Key arms deal documents remain classified


Declassification of documents has again created problems for Judge Willie Seriti’s Arms Procurement Commission with Lawyers for Human Rights (LHR) claiming it was left with no option but to decline the opportunity to cross-examine former trade and industry minister Alec Erwin earlier this week.

Seriti excused Erwin saying: “Thank you, no-one wants to cross-examine you”.
“This does not accurately depict LHR’s position,” David Cote of LHR’s Pretoria office said in a statement.
“LHR is frustrated by this oversimplification and misrepresentation. Our clients (Andrew Feinstein, Paul Holden and Hennie van Vuuren) most definitely do wish to cross-examine Erwin and made this abundantly clear but in order to do so, we require access to crucial documents, including the very contracts that the Arms Deal is based on.
“Our refusal forms part of increasing frustrations around a lack of access to crucial documents related to the Seriti Commission of Inquiry into the multi-billion rand Arms Deal.”

On Monday LHR asked for an adjournment to prepare to cross-examine Erwin, having only received his witness statement the same day, for the 1999 Affordability Report to be declassified so that it could be used in cross-examination, and crucially, for sight of the umbrella agreements and the annexure of the National Industrial Participation projects – the agreements that form the crux of the Arms Deal.

On Tuesday the Commission advised Cabinet would declassify the Affordability Report.
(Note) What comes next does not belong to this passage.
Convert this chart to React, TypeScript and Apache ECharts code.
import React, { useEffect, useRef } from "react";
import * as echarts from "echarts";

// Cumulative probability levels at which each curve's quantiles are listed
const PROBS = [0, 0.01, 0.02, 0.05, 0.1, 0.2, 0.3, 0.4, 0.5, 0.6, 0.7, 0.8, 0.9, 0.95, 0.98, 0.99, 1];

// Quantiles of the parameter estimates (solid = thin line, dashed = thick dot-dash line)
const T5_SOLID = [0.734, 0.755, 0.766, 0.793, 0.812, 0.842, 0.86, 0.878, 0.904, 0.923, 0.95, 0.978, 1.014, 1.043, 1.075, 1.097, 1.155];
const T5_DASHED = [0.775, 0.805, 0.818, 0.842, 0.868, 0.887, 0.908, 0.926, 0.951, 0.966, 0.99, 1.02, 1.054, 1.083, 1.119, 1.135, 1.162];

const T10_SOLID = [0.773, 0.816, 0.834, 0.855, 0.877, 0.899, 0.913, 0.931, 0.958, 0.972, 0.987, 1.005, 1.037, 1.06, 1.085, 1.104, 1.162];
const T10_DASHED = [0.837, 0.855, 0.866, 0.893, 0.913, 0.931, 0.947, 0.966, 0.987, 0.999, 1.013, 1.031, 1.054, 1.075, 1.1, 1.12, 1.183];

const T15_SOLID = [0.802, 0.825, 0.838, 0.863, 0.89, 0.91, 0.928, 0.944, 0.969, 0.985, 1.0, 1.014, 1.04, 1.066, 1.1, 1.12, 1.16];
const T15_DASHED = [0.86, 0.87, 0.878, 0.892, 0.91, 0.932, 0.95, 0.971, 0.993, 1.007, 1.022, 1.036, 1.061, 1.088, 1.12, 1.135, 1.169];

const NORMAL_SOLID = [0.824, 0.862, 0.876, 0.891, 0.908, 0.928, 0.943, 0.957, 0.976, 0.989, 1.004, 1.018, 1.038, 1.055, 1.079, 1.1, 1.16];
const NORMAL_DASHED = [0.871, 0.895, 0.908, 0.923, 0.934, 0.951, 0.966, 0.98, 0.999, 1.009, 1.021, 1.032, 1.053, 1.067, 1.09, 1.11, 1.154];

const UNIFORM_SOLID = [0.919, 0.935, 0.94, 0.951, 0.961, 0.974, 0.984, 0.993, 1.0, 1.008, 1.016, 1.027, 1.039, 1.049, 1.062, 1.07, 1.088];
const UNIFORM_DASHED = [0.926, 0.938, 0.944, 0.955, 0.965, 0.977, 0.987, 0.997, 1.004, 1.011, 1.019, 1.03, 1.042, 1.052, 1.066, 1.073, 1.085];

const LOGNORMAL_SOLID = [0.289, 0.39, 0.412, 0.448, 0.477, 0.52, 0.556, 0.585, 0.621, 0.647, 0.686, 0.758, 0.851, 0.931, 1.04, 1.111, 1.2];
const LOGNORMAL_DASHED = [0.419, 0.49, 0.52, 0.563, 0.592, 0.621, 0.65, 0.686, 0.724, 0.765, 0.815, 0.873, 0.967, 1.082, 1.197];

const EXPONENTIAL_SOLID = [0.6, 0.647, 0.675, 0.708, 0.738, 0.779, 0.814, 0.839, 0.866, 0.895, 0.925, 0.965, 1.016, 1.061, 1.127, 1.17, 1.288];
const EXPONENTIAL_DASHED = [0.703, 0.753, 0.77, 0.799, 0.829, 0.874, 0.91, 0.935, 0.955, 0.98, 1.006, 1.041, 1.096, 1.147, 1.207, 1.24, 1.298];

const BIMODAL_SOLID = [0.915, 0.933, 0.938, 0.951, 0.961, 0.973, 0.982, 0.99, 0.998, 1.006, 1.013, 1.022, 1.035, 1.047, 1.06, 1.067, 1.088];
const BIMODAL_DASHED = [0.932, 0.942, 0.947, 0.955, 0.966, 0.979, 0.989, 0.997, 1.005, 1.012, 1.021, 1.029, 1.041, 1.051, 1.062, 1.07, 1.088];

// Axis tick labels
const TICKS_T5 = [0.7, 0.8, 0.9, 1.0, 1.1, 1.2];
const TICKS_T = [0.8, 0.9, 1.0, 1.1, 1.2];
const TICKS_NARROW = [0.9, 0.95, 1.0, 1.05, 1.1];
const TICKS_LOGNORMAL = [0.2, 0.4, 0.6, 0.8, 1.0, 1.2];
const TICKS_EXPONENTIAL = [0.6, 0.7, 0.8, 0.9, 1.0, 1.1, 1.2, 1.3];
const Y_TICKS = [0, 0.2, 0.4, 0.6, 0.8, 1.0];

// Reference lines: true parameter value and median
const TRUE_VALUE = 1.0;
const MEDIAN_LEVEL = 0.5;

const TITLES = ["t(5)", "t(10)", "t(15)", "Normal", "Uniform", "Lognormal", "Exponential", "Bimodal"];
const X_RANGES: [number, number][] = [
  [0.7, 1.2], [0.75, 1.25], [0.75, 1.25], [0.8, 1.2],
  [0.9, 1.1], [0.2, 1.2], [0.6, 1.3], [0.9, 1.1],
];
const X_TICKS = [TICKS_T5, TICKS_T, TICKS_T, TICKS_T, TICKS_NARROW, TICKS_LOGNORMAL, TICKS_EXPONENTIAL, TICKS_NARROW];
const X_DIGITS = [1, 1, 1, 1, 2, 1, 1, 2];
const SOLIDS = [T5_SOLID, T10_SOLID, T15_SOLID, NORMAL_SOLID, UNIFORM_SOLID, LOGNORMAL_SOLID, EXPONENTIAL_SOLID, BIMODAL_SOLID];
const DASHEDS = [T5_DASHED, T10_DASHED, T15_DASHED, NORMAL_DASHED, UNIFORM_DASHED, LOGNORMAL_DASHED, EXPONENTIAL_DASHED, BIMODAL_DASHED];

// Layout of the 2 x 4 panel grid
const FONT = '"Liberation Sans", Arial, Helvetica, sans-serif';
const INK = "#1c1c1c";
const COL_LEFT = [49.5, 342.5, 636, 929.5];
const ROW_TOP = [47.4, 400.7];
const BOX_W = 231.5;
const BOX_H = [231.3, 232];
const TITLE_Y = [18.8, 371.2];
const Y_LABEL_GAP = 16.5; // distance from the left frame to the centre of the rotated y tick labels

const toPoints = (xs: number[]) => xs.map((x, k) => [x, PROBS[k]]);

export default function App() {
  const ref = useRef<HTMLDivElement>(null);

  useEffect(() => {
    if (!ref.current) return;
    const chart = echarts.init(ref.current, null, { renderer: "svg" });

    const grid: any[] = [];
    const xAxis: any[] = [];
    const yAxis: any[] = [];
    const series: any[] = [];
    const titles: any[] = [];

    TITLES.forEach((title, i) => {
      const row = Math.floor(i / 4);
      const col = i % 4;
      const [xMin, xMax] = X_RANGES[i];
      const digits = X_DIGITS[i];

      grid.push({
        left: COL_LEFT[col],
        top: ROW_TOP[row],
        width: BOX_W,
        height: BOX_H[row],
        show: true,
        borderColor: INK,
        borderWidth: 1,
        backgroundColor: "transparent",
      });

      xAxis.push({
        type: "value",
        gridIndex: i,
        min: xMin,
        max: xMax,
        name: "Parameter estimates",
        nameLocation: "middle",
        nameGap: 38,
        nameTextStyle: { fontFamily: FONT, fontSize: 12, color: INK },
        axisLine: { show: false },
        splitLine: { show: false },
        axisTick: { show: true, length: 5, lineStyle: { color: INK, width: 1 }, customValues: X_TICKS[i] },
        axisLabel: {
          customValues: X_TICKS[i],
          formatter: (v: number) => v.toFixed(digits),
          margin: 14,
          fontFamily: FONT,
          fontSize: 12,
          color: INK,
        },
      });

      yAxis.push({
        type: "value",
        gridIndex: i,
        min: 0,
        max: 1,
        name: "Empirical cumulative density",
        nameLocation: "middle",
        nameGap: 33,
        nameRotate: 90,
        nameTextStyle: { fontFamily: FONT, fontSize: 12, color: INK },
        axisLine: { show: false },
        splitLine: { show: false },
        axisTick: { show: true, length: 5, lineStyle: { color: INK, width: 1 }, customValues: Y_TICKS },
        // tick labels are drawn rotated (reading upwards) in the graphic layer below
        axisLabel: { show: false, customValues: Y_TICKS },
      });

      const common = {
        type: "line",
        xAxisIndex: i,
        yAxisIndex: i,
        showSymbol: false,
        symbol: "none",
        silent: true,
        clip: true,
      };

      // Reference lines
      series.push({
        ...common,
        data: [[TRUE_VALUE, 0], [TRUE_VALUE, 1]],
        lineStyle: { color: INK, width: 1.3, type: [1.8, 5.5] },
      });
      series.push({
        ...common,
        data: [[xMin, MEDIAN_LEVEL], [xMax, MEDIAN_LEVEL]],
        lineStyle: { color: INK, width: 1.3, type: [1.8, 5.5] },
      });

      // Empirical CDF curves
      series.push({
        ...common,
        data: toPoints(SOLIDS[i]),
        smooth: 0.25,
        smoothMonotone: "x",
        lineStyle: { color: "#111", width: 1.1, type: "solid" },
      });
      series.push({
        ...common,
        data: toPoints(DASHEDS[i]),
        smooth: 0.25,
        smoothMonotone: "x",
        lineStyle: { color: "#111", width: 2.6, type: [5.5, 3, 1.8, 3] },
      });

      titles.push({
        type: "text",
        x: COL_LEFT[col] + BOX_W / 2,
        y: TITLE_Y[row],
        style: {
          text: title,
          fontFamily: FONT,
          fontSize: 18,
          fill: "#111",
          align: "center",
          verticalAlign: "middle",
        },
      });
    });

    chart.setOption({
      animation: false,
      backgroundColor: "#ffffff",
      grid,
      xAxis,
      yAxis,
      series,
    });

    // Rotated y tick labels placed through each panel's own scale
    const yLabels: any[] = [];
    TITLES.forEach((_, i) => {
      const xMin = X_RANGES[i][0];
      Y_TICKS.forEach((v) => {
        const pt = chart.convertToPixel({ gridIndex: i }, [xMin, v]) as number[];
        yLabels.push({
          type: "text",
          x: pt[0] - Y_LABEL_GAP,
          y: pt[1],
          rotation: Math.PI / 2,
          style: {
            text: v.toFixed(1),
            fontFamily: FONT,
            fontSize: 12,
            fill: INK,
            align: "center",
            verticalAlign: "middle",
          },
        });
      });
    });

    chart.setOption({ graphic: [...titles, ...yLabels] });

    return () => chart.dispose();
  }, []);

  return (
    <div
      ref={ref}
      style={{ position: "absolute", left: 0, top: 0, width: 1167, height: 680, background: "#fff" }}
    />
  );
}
The report was an examination of the economic impact of the Arms Deal presented to the Cabinet sub-committee overseeing the Arms Deal in August 1999. The report indicates that the Arms Deal’s impact on the South African economy would be broadly negative in the best-case scenario and devastating in the worst-case scenario.

While the Affordability Report has been declassified, efforts to have the contracts declassified have not been successful. As Erwin referred to the variations of the terms and conditions of those contracts, it is vital to have sight of those terms and conditions before any questions in cross-examination can be put to the witness, LHR said.
“As a result, we declined to cross-examine Erwin as doing so without access to the relevant documents would have been impossible.
“The criticism of LHR and its clients not to cross-examine Erwin piecemeal is disingenuous, not least due to established norms of procedural fairness, but due in addition to the fact that these contracts ought long since to have been available in the public interest,” Cote said.
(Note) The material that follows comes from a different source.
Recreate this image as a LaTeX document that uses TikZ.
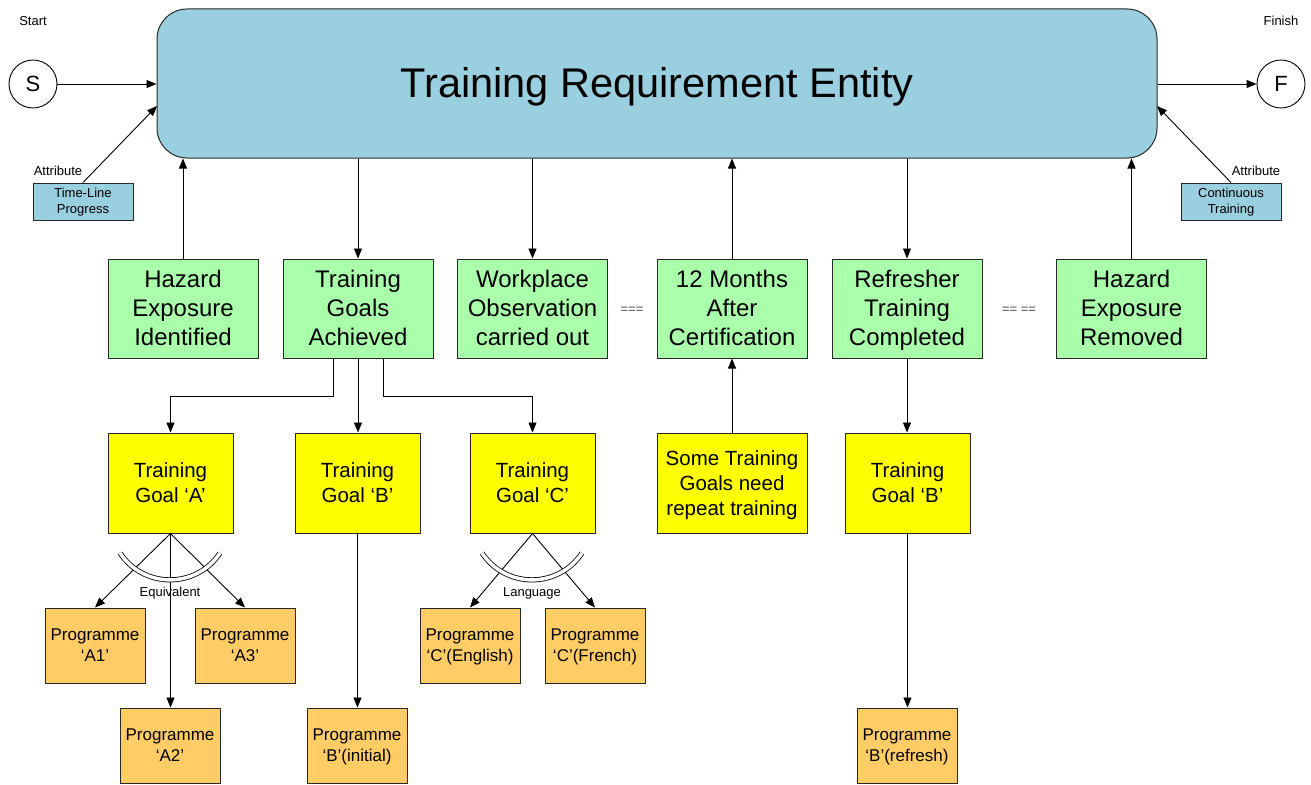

Former ANC MP Feinstein commented: “How can the truth be revealed if key information remains hidden from the public? If the Commission is to be successful in its mandate, these documents need to be brought to light and role-players made to answer to them. On Monday Judge Seriti and advocates for Erwin indicated their displeasure that we were in possession of the previously classified Affordability Report.
“We find this approach both disturbing and wrong. The Commission’s job is to investigate all available facts regarding the Arms Deal. It should welcome the submission of information that helps it fulfil its mandate justly and efficiently. The document has been reported on extensively in the media and has formed the subject of published material over a number of years.
“The focus of the Commission should not be on how researchers and activists accessed a document but on the exceptionally important content of that document. This is especially true of a document that manifestly poses no threat to national security, contains information that is clearly in the public interest and whose classification serves only to protect the powerful from the consequences of their own actions.
“The continued failure to free such information severely limits the public’s ability to hold our leaders in government and the corporations they do business with to account.”
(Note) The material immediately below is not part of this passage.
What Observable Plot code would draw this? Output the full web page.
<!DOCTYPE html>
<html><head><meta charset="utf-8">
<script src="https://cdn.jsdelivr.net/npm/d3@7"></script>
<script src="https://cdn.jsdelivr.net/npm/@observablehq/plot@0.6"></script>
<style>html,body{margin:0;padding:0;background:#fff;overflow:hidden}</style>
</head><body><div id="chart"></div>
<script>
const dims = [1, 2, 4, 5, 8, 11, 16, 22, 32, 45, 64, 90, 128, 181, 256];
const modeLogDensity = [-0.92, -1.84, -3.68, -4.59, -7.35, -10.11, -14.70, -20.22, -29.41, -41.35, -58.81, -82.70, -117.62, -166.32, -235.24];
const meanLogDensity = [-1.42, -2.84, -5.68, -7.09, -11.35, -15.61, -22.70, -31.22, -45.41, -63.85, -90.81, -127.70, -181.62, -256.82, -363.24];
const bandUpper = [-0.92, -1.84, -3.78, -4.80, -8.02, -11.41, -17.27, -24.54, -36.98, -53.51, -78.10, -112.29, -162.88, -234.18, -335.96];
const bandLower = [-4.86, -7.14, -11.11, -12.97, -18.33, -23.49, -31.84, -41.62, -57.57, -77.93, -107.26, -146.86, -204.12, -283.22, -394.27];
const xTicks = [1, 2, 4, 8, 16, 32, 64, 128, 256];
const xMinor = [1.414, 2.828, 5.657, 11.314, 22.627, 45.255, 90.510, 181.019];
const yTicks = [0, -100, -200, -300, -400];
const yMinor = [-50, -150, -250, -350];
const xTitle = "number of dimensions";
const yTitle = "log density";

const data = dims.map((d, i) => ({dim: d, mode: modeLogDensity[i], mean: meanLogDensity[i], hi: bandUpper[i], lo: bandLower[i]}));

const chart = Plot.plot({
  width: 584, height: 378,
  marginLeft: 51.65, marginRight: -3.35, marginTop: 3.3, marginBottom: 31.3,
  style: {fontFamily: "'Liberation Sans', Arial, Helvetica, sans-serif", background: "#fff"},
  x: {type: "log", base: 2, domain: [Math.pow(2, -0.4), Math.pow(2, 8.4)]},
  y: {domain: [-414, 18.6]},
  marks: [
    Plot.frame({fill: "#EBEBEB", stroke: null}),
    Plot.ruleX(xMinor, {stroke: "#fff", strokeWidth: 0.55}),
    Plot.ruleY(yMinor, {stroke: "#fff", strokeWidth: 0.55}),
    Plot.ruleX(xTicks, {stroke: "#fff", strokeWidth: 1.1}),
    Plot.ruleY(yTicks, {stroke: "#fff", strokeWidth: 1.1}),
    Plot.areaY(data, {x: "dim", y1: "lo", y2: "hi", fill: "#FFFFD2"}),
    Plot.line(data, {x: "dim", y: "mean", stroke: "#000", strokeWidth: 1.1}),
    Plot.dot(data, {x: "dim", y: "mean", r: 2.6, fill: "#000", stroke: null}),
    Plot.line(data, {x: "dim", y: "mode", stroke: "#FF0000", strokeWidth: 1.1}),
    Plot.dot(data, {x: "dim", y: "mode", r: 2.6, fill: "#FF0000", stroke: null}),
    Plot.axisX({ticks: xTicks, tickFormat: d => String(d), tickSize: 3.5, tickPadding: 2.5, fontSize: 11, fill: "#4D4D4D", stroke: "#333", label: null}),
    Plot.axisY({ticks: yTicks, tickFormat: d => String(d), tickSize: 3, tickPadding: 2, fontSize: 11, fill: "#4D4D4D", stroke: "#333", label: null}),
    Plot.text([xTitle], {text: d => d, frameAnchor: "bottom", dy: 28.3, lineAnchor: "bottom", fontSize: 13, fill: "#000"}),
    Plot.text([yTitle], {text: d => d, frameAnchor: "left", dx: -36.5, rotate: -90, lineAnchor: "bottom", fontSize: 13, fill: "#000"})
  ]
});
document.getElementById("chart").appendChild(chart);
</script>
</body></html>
The Commission was established by Presidential edict to investigate allegations of impropriety, misconduct and corruption into the Strategic Defence Procurement Package (SDPP) which saw the airborne and maritime arms of the SA National Defence Force (SANDF) acquire new front line equipment.

The Navy re-acquired its blue water capability via four frigates and three submarines as well as four maritime helicopters with the Air Force adding new jet fighters, lead-in fighter trainers and light utility helicopters to its inventory.